Matrix inversion is generally a bad idea - it's more work and less accurate. Even if you're just doing plain old arithmetic.

In [3]:
from decimal import Decimal, getcontext
context = getcontext()
context.prec = 5

six = Decimal('6')
eighteen = Decimal('18')

print((1/six)*eighteen)
print(eighteen/six)
3.0001
3

This problem is greatly exacerbated in the matrix context, as matrix inversion is a computationally intense process. Naive matrix inversion has time complexity $O(n^3)$ and the best known algorithms are still $O(n^{2.3})$ or so. Furthermore, most computations involving matrix inversion can be recast using faster and more stable techniques. One common example is the solution of linear systems. A given matrix equation $Ax=b$ can be solved by $x=A^{-1}b$, but a faster and more reliable reliable solution can be obtained via Gaussian elimination. Let's compare the two. In SciPy, these are implemented via inv and solve in the scipy.linalg module. We'll also import norm to measure the residuals of the solutions, as well as a tool to generate a random matrix and a function to time our results.

In [4]:
from scipy.linalg import solve, inv, norm
from numpy.random import randn, seed
import time
import numpy as np
In [5]:
# Generate a 5000 by 5000 system
seed(1)
A = randn(5000,5000)
b = randn(5000)
In [6]:
# Solve with inv and time the solution
t = time.time()
x1 = inv(A).dot(b)
time.time()-t
Out[6]:
4.363846063613892
In [7]:
# Measure the residual
norm(A.dot(x1)-b)
Out[7]:
1.4137433010885349e-09
In [8]:
# Do the same with solve
t = time.time()
x2 = solve(A,b)
time.time()-t
Out[8]:
1.6812100410461426
In [9]:
norm(A.dot(x2)-b)
Out[9]:
7.631727480284211e-10

Residual vs error

If solve $Ax=b$ on the computer we obtain an estimate that we'll denote $x_*$. There are two commonly used measures of how far off $x_*$ is from the actual $x$:

  • Error: $x-x_*$
  • Residual $b-Ax_*$

Properly implemented Gaussian elimination with pivoting is generally guaranteed to produce a small residual, but not necessarily a small error.

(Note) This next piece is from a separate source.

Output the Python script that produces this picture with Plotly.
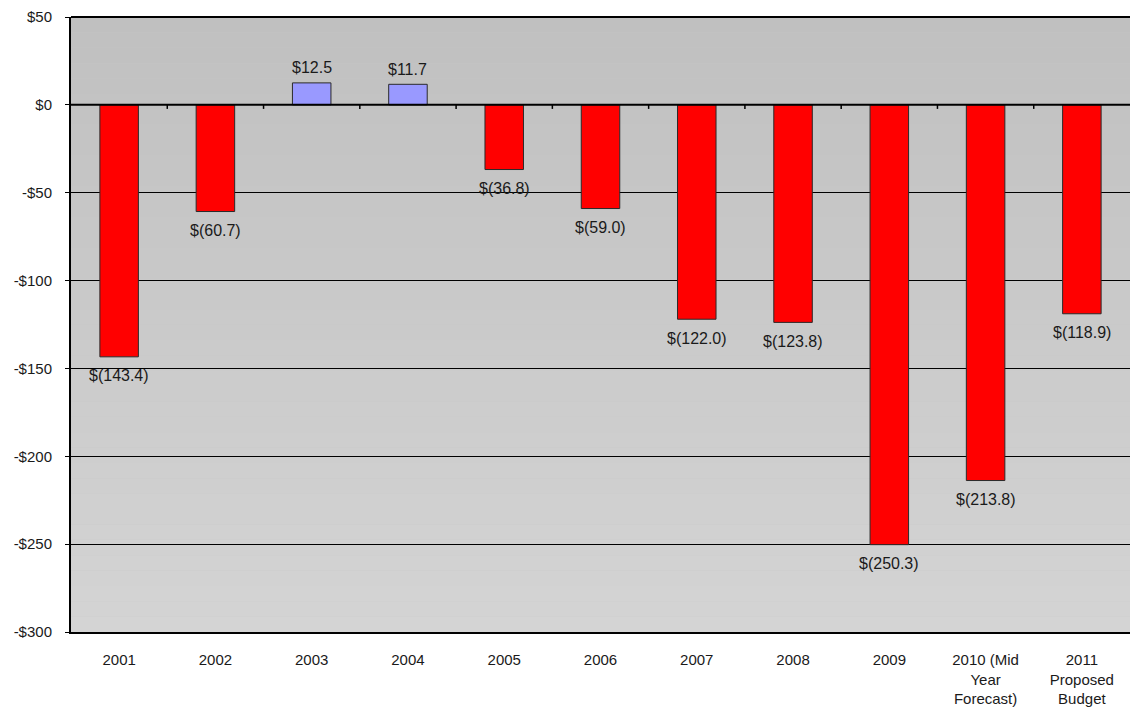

Consider for example, the system

$$\begin{align} (1+10^{-n})x_1 + x_2 &= 1 \\ x_1 + x_2 &= 2. \end{align}$$

It's easy to show that $x_1 = -10^{n}$ and $x_2 = 10^n+2$ form the exact solution of the system. For large $n$, though, we might expect rounding errors

In [10]:
n = 10
A = np.matrix([[1+10**(-n), 1],[1,1]])
b = [1,2]
x = solve(A,b)
x
Out[10]:
array([ -9.99999917e+09,   9.99999917e+09])

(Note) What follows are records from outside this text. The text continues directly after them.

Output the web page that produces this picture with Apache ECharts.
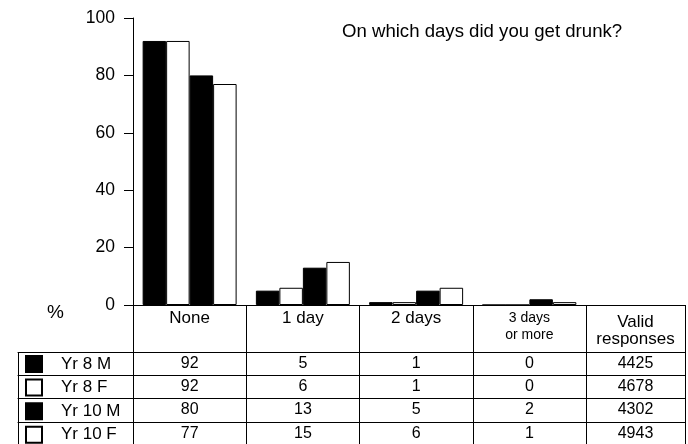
<!DOCTYPE html>
<html>
<head>
<meta charset="utf-8">
<script src="https://cdn.jsdelivr.net/npm/echarts@6/dist/echarts.min.js"></script>
<style>
html,body{margin:0;padding:0;background:#fff;}
#chart{width:688px;height:444px;}
</style>
</head>
<body>
<div id="chart"></div>
<script>
// ---- data ----
const titleText = 'On which days did you get drunk?';
const categories = ['None', '1 day', '2 days', '3 days\nor more'];
const seriesNames = ['Yr 8 M', 'Yr 8 F', 'Yr 10 M', 'Yr 10 F'];
const yr8M = [92, 5, 1, 0];
const yr8F = [92, 6, 1, 0];
const yr10M = [80, 13, 5, 2];
const yr10F = [77, 15, 6, 1];
const validHeader = 'Valid\nresponses';
const validResponses = [4425, 4678, 4302, 4943];
const yTicks = [0, 20, 40, 60, 80, 100];
const yUnit = '%';

// ---- build ----
const FONT = '"Liberation Sans", Arial, sans-serif';
const seriesValues = [yr8M, yr8F, yr10M, yr10F];
const fills = ['#000', '#fff', '#000', '#fff'];
const rowOffsets = [47, 70, 93, 117];      // table row lines below the x axis
const legendRowOffsets = [23, 46, 70];     // same lines, relative to legend column top
const black = '#000';

const xAxes = [];
// main category axis (header row)
xAxes.push({
  type: 'category', gridIndex: 0, data: categories, position: 'bottom',
  axisLine: {show: true, lineStyle: {color: black, width: 1}},
  axisTick: {show: true, length: 140, lineStyle: {color: black, width: 1}},
  axisLabel: {
    color: black, fontFamily: FONT, fontSize: 17, margin: 5, verticalAlign: 'top', interval: 0,
    formatter: v => v.indexOf('\n') >= 0 ? v.split('\n').map(s => '{s|' + s + '}').join('\n') : v,
    rich: {s: {fontSize: 14, lineHeight: 17, fontFamily: FONT, color: black}}
  }
});
// one axis per table row, labels = that series' values
seriesValues.forEach((vals, i) => {
  xAxes.push({
    type: 'category', gridIndex: 0, data: categories, position: 'bottom', offset: rowOffsets[i],
    axisLine: {show: true, lineStyle: {color: black, width: 1}},
    axisTick: {show: false},
    axisLabel: {color: black, fontFamily: FONT, fontSize: 16, margin: 11.5, verticalAlign: 'middle',
      interval: 0, formatter: (v, idx) => String(vals[idx])}
  });
});
// valid responses column
xAxes.push({
  type: 'category', gridIndex: 1, data: [validHeader], position: 'bottom',
  axisLine: {show: true, lineStyle: {color: black, width: 1}},
  axisTick: {show: true, length: 140, lineStyle: {color: black, width: 1}},
  axisLabel: {color: black, fontFamily: FONT, fontSize: 17, lineHeight: 17, margin: 9, verticalAlign: 'top', interval: 0}
});
validResponses.forEach((val, i) => {
  xAxes.push({
    type: 'category', gridIndex: 1, data: [validHeader], position: 'bottom', offset: rowOffsets[i],
    axisLine: {show: true, lineStyle: {color: black, width: 1}},
    axisTick: {show: false},
    axisLabel: {color: black, fontFamily: FONT, fontSize: 16, margin: 11.5, verticalAlign: 'middle',
      interval: 0, formatter: () => String(val)}
  });
});
// legend column lines
xAxes.push({
  type: 'category', gridIndex: 2, data: [''], position: 'bottom',
  axisLine: {show: true, lineStyle: {color: black, width: 1}},
  axisTick: {show: true, length: 93, lineStyle: {color: black, width: 1}},
  axisLabel: {show: false}
});
legendRowOffsets.forEach(off => {
  xAxes.push({
    type: 'category', gridIndex: 2, data: [''], position: 'bottom', offset: off,
    axisLine: {show: true, lineStyle: {color: black, width: 1}},
    axisTick: {show: false}, axisLabel: {show: false}
  });
});

const option = {
  animation: false,
  backgroundColor: '#fff',
  title: {
    text: titleText, left: 342, top: 22, padding: 0,
    textStyle: {fontFamily: FONT, fontSize: 18.6, fontWeight: 'normal', color: black}
  },
  legend: {
    orient: 'vertical', left: 25, top: 355, height: 120, padding: 0,
    itemWidth: 16, itemHeight: 16, itemGap: 5.6, icon: 'rect',
    data: seriesNames,
    textStyle: {fontFamily: FONT, fontSize: 17, lineHeight: 16, color: black, padding: [0, 0, 0, 14]},
    selectedMode: false
  },
  grid: [
    {left: 133, right: 102, top: 18, bottom: 139, outerBoundsMode: 'none', containLabel: false},
    {left: 586, right: 3, top: 18, bottom: 139, outerBoundsMode: 'none', containLabel: false},
    {left: 18, width: 115, top: 18, bottom: 92, outerBoundsMode: 'none', containLabel: false}
  ],
  xAxis: xAxes,
  yAxis: [
    {
      type: 'value', gridIndex: 0, min: yTicks[0], max: yTicks[yTicks.length - 1],
      interval: yTicks[1] - yTicks[0],
      name: yUnit, nameLocation: 'start', nameGap: 8,
      nameTextStyle: {fontFamily: FONT, fontSize: 19, color: black, align: 'right', verticalAlign: 'middle', padding: [0, 69, 0, 0]},
      axisLine: {show: true, lineStyle: {color: black, width: 1}},
      axisTick: {show: true, length: 9, lineStyle: {color: black, width: 1}},
      axisLabel: {color: black, fontFamily: FONT, fontSize: 17.5, margin: 18},
      splitLine: {show: false}
    },
    {type: 'value', gridIndex: 1, show: false, min: 0, max: 100},
    {type: 'value', gridIndex: 2, show: false, min: 0, max: 100}
  ],
  series: seriesNames.map((name, i) => ({
    name: name, type: 'bar', xAxisIndex: 0, yAxisIndex: 0,
    data: seriesValues[i],
    barGap: 0, barCategoryGap: '17%',
    itemStyle: {color: fills[i], borderColor: black, borderWidth: 1},
    emphasis: {disabled: true}
  }))
};

const chart = echarts.init(document.getElementById('chart'), null, {renderer: 'canvas'});
chart.setOption(option);
</script>
</body>
</html>
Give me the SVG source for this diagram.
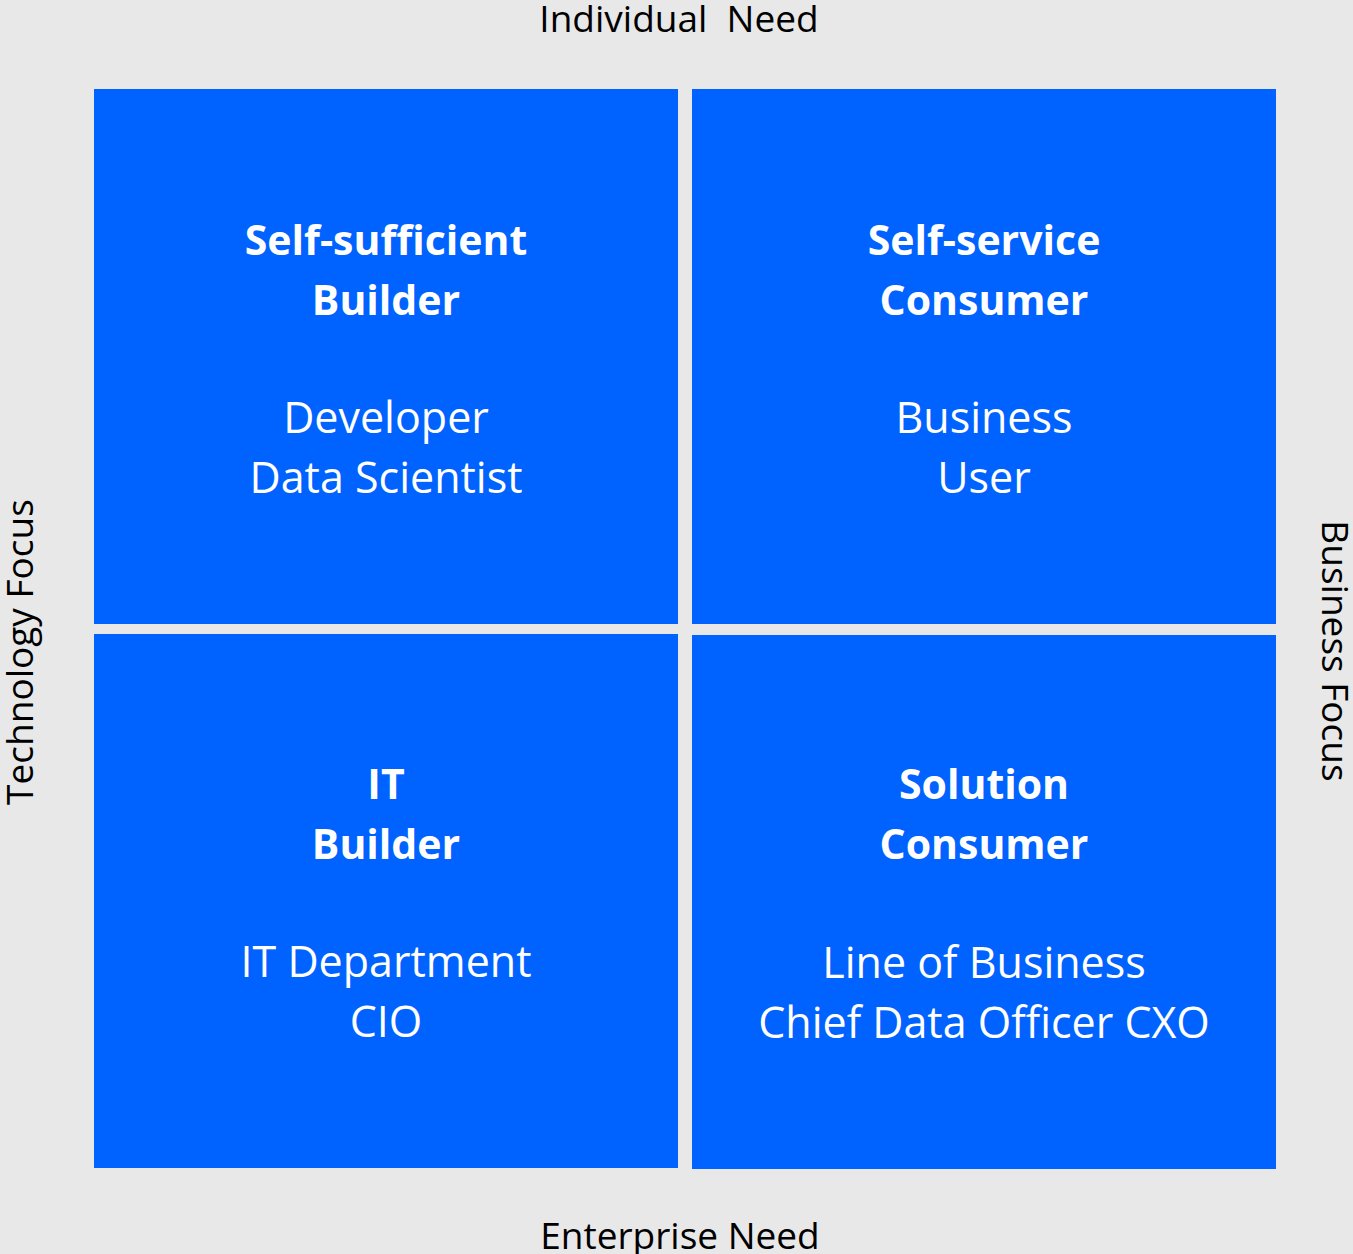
<svg xmlns="http://www.w3.org/2000/svg" width="1353" height="1254" viewBox="0 0 1353 1254">
<style>
.q{fill:#0062FF}
.t{font-family:"Open Sans","Noto Sans",sans-serif;fill:#fff;text-anchor:middle;font-size:43px}
.h{font-weight:bold;font-size:41px}
.ax{font-family:"Open Sans","Noto Sans",sans-serif;fill:#000;text-anchor:middle;font-size:37px;white-space:pre}
</style>
<rect width="1353" height="1254" fill="#E8E8E8"/>
<g id="axes">
<text class="ax" x="679" y="32" xml:space="preserve">Individual  Need</text>
<text class="ax" x="680" y="1249">Enterprise Need</text>
<text class="ax" transform="translate(33,652) rotate(-90)">Technology Focus</text>
<text class="ax" transform="translate(1322,651) rotate(90)">Business Focus</text>
</g>
<g id="q1"><rect class="q" x="94" y="89" width="584" height="535"/>
<text class="t h" x="386" y="255">Self-sufficient</text><text class="t h" x="386" y="315">Builder</text>
<text class="t" x="386" y="433">Developer</text><text class="t" x="386" y="493">Data Scientist</text></g>
<g id="q2"><rect class="q" x="692" y="89" width="584" height="535"/>
<text class="t h" x="984" y="255">Self-service</text><text class="t h" x="984" y="315">Consumer</text>
<text class="t" x="984" y="433">Business</text><text class="t" x="984" y="493">User</text></g>
<g id="q3"><rect class="q" x="94" y="634" width="584" height="534"/>
<text class="t h" x="386" y="799">IT</text><text class="t h" x="386" y="859">Builder</text>
<text class="t" x="386" y="977">IT Department</text><text class="t" x="386" y="1037">CIO</text></g>
<g id="q4"><rect class="q" x="692" y="635" width="584" height="534"/>
<text class="t h" x="984" y="799">Solution</text><text class="t h" x="984" y="859">Consumer</text>
<text class="t" x="984" y="978">Line of Business</text><text class="t" x="984" y="1038">Chief Data Officer CXO</text></g>
<g id="connectors"/>
</svg>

The residual is still effectively zero:

In [11]:
A.dot(x)-b
Out[11]:
matrix([[ 0.,  0.]])

But the error is still fairly large.

In [12]:
xx = np.array([-10**n, 2+10**n])
x-xx
Out[12]:
array([ 828.40364075, -828.40364075])

Condition numbers

Multiplication by $A$ produces a new vector $Ax$ that can have a very different norm from x. The variability in this operation is exactly what produces numerical instability. The range of the possible changes in magnitude can be expressed by two quantities:

$$\begin{align} M &= \max\frac{\|Ax\|}{\|x\|} \\ m &= \min\frac{\|Ax\|}{\|x\|} \end{align}$$

The ratio of these is called the condition number:

$$\kappa(A) = \frac{\max\|Ax\|/\|x\|}{\min\|Ax\|/\|x\|}.$$

In some sense, $\kappa(A)$ measures how close the matrix is to being singular. If the matrix is singular, then $m=0$ and $\kappa(A)=\infty$. A large condition number indicates that computational error might be much larger than residual estimates. Here's the condition number of the matrix we were just working with.

In [13]:
from numpy.linalg import cond
cond(A)
Out[13]:
40000198916.164642

No wonder it presented computational challenges.